# DATASET EXTRACT
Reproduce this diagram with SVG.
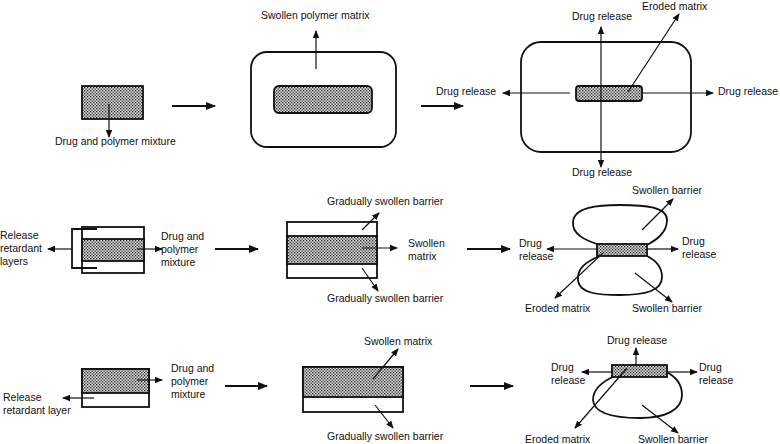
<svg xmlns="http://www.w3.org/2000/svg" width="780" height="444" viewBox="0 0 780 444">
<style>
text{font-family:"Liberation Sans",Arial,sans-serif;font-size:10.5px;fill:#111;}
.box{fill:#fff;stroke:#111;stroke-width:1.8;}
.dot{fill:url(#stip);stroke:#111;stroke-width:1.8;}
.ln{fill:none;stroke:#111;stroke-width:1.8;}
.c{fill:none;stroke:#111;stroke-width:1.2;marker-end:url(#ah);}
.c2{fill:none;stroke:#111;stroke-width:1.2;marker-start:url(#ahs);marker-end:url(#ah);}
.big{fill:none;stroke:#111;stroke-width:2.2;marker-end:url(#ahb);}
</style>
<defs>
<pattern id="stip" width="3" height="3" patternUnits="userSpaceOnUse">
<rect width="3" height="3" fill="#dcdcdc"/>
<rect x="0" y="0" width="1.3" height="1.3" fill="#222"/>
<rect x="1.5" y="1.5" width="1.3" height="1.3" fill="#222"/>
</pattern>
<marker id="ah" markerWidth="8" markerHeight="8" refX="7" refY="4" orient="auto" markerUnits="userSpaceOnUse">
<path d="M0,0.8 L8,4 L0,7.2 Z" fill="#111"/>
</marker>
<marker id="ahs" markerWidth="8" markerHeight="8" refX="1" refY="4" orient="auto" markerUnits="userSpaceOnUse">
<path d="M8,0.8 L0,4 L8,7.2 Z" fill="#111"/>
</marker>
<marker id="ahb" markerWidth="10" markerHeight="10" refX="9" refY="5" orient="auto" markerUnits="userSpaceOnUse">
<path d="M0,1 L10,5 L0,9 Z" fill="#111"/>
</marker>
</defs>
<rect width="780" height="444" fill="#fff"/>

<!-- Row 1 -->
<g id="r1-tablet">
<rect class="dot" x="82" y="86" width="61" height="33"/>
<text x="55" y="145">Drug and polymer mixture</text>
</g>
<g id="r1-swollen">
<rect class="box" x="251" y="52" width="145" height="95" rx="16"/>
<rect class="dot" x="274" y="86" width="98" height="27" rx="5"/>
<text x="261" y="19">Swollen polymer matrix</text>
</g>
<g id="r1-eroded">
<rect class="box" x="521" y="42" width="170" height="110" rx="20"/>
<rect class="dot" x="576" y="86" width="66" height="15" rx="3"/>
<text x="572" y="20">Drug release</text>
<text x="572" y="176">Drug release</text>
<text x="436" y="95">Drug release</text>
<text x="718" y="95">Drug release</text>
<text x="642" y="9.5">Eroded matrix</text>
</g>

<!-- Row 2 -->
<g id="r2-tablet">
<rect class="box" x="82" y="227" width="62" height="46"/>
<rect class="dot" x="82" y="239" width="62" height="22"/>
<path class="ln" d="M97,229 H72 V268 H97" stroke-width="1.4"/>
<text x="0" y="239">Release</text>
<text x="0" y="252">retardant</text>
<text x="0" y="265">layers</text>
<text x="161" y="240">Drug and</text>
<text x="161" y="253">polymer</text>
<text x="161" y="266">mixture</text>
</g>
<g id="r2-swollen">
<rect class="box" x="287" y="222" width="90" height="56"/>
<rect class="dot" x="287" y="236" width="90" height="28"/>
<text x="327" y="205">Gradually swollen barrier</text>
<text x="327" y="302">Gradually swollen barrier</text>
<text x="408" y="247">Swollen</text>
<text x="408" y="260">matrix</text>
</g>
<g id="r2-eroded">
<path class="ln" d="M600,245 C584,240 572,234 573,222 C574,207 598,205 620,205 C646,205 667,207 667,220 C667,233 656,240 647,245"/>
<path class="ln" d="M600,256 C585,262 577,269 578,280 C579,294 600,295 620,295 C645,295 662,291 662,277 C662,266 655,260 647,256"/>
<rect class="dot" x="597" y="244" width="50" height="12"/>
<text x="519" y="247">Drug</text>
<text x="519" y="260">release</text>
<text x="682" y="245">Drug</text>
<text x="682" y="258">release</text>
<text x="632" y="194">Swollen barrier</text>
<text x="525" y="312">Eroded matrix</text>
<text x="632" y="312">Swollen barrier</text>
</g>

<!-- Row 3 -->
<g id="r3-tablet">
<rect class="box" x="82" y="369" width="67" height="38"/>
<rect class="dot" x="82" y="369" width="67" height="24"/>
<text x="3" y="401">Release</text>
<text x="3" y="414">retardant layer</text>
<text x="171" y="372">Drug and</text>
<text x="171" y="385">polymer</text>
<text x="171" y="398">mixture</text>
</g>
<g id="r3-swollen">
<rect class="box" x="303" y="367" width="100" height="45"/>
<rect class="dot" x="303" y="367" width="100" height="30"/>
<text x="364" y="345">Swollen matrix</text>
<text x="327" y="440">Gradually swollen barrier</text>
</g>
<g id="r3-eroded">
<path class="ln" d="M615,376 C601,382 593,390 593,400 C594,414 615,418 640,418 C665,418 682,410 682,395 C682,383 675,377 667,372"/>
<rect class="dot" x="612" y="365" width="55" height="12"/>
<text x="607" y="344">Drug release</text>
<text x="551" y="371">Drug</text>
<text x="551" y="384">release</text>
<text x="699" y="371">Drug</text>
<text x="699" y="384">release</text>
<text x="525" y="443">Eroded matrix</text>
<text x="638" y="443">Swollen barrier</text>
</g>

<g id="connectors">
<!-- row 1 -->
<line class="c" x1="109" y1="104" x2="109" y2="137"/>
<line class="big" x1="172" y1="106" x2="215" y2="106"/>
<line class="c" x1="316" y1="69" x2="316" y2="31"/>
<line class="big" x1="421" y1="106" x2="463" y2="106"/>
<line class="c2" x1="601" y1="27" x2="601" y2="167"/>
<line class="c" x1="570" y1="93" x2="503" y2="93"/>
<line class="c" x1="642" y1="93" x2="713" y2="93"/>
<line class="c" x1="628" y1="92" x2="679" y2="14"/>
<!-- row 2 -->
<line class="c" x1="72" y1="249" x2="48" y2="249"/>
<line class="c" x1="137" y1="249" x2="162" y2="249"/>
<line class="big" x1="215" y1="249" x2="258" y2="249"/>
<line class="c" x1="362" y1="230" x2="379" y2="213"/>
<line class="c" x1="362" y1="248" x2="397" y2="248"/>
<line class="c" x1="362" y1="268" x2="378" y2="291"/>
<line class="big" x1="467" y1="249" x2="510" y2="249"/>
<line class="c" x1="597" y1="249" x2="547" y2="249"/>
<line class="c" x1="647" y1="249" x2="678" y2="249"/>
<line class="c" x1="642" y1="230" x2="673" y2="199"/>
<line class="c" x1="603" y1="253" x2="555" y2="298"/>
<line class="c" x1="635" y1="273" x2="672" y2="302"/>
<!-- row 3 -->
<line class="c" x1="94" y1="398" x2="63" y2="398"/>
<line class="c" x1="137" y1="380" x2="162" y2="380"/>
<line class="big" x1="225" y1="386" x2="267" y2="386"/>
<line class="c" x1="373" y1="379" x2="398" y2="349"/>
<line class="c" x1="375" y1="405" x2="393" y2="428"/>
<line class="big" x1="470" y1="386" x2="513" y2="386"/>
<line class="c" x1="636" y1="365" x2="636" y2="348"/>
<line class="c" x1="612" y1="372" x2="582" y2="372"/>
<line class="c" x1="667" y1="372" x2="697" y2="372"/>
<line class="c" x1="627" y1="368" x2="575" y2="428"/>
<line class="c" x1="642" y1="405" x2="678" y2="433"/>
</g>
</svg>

# TO DO
Return the material exactly as given, apart from the pictures.

# OUTPUT
Reproduce this diagram with SVG.
<svg xmlns="http://www.w3.org/2000/svg" width="780" height="444" viewBox="0 0 780 444">
<style>
text{font-family:"Liberation Sans",Arial,sans-serif;font-size:10.5px;fill:#111;}
.box{fill:#fff;stroke:#111;stroke-width:1.8;}
.dot{fill:url(#stip);stroke:#111;stroke-width:1.8;}
.ln{fill:none;stroke:#111;stroke-width:1.8;}
.c{fill:none;stroke:#111;stroke-width:1.2;marker-end:url(#ah);}
.c2{fill:none;stroke:#111;stroke-width:1.2;marker-start:url(#ahs);marker-end:url(#ah);}
.big{fill:none;stroke:#111;stroke-width:2.2;marker-end:url(#ahb);}
</style>
<defs>
<pattern id="stip" width="3" height="3" patternUnits="userSpaceOnUse">
<rect width="3" height="3" fill="#dcdcdc"/>
<rect x="0" y="0" width="1.3" height="1.3" fill="#222"/>
<rect x="1.5" y="1.5" width="1.3" height="1.3" fill="#222"/>
</pattern>
<marker id="ah" markerWidth="8" markerHeight="8" refX="7" refY="4" orient="auto" markerUnits="userSpaceOnUse">
<path d="M0,0.8 L8,4 L0,7.2 Z" fill="#111"/>
</marker>
<marker id="ahs" markerWidth="8" markerHeight="8" refX="1" refY="4" orient="auto" markerUnits="userSpaceOnUse">
<path d="M8,0.8 L0,4 L8,7.2 Z" fill="#111"/>
</marker>
<marker id="ahb" markerWidth="10" markerHeight="10" refX="9" refY="5" orient="auto" markerUnits="userSpaceOnUse">
<path d="M0,1 L10,5 L0,9 Z" fill="#111"/>
</marker>
</defs>
<rect width="780" height="444" fill="#fff"/>

<!-- Row 1 -->
<g id="r1-tablet">
<rect class="dot" x="82" y="86" width="61" height="33"/>
<text x="55" y="145">Drug and polymer mixture</text>
</g>
<g id="r1-swollen">
<rect class="box" x="251" y="52" width="145" height="95" rx="16"/>
<rect class="dot" x="274" y="86" width="98" height="27" rx="5"/>
<text x="261" y="19">Swollen polymer matrix</text>
</g>
<g id="r1-eroded">
<rect class="box" x="521" y="42" width="170" height="110" rx="20"/>
<rect class="dot" x="576" y="86" width="66" height="15" rx="3"/>
<text x="572" y="20">Drug release</text>
<text x="572" y="176">Drug release</text>
<text x="436" y="95">Drug release</text>
<text x="718" y="95">Drug release</text>
<text x="642" y="9.5">Eroded matrix</text>
</g>

<!-- Row 2 -->
<g id="r2-tablet">
<rect class="box" x="82" y="227" width="62" height="46"/>
<rect class="dot" x="82" y="239" width="62" height="22"/>
<path class="ln" d="M97,229 H72 V268 H97" stroke-width="1.4"/>
<text x="0" y="239">Release</text>
<text x="0" y="252">retardant</text>
<text x="0" y="265">layers</text>
<text x="161" y="240">Drug and</text>
<text x="161" y="253">polymer</text>
<text x="161" y="266">mixture</text>
</g>
<g id="r2-swollen">
<rect class="box" x="287" y="222" width="90" height="56"/>
<rect class="dot" x="287" y="236" width="90" height="28"/>
<text x="327" y="205">Gradually swollen barrier</text>
<text x="327" y="302">Gradually swollen barrier</text>
<text x="408" y="247">Swollen</text>
<text x="408" y="260">matrix</text>
</g>
<g id="r2-eroded">
<path class="ln" d="M600,245 C584,240 572,234 573,222 C574,207 598,205 620,205 C646,205 667,207 667,220 C667,233 656,240 647,245"/>
<path class="ln" d="M600,256 C585,262 577,269 578,280 C579,294 600,295 620,295 C645,295 662,291 662,277 C662,266 655,260 647,256"/>
<rect class="dot" x="597" y="244" width="50" height="12"/>
<text x="519" y="247">Drug</text>
<text x="519" y="260">release</text>
<text x="682" y="245">Drug</text>
<text x="682" y="258">release</text>
<text x="632" y="194">Swollen barrier</text>
<text x="525" y="312">Eroded matrix</text>
<text x="632" y="312">Swollen barrier</text>
</g>

<!-- Row 3 -->
<g id="r3-tablet">
<rect class="box" x="82" y="369" width="67" height="38"/>
<rect class="dot" x="82" y="369" width="67" height="24"/>
<text x="3" y="401">Release</text>
<text x="3" y="414">retardant layer</text>
<text x="171" y="372">Drug and</text>
<text x="171" y="385">polymer</text>
<text x="171" y="398">mixture</text>
</g>
<g id="r3-swollen">
<rect class="box" x="303" y="367" width="100" height="45"/>
<rect class="dot" x="303" y="367" width="100" height="30"/>
<text x="364" y="345">Swollen matrix</text>
<text x="327" y="440">Gradually swollen barrier</text>
</g>
<g id="r3-eroded">
<path class="ln" d="M615,376 C601,382 593,390 593,400 C594,414 615,418 640,418 C665,418 682,410 682,395 C682,383 675,377 667,372"/>
<rect class="dot" x="612" y="365" width="55" height="12"/>
<text x="607" y="344">Drug release</text>
<text x="551" y="371">Drug</text>
<text x="551" y="384">release</text>
<text x="699" y="371">Drug</text>
<text x="699" y="384">release</text>
<text x="525" y="443">Eroded matrix</text>
<text x="638" y="443">Swollen barrier</text>
</g>

<g id="connectors">
<!-- row 1 -->
<line class="c" x1="109" y1="104" x2="109" y2="137"/>
<line class="big" x1="172" y1="106" x2="215" y2="106"/>
<line class="c" x1="316" y1="69" x2="316" y2="31"/>
<line class="big" x1="421" y1="106" x2="463" y2="106"/>
<line class="c2" x1="601" y1="27" x2="601" y2="167"/>
<line class="c" x1="570" y1="93" x2="503" y2="93"/>
<line class="c" x1="642" y1="93" x2="713" y2="93"/>
<line class="c" x1="628" y1="92" x2="679" y2="14"/>
<!-- row 2 -->
<line class="c" x1="72" y1="249" x2="48" y2="249"/>
<line class="c" x1="137" y1="249" x2="162" y2="249"/>
<line class="big" x1="215" y1="249" x2="258" y2="249"/>
<line class="c" x1="362" y1="230" x2="379" y2="213"/>
<line class="c" x1="362" y1="248" x2="397" y2="248"/>
<line class="c" x1="362" y1="268" x2="378" y2="291"/>
<line class="big" x1="467" y1="249" x2="510" y2="249"/>
<line class="c" x1="597" y1="249" x2="547" y2="249"/>
<line class="c" x1="647" y1="249" x2="678" y2="249"/>
<line class="c" x1="642" y1="230" x2="673" y2="199"/>
<line class="c" x1="603" y1="253" x2="555" y2="298"/>
<line class="c" x1="635" y1="273" x2="672" y2="302"/>
<!-- row 3 -->
<line class="c" x1="94" y1="398" x2="63" y2="398"/>
<line class="c" x1="137" y1="380" x2="162" y2="380"/>
<line class="big" x1="225" y1="386" x2="267" y2="386"/>
<line class="c" x1="373" y1="379" x2="398" y2="349"/>
<line class="c" x1="375" y1="405" x2="393" y2="428"/>
<line class="big" x1="470" y1="386" x2="513" y2="386"/>
<line class="c" x1="636" y1="365" x2="636" y2="348"/>
<line class="c" x1="612" y1="372" x2="582" y2="372"/>
<line class="c" x1="667" y1="372" x2="697" y2="372"/>
<line class="c" x1="627" y1="368" x2="575" y2="428"/>
<line class="c" x1="642" y1="405" x2="678" y2="433"/>
</g>
</svg>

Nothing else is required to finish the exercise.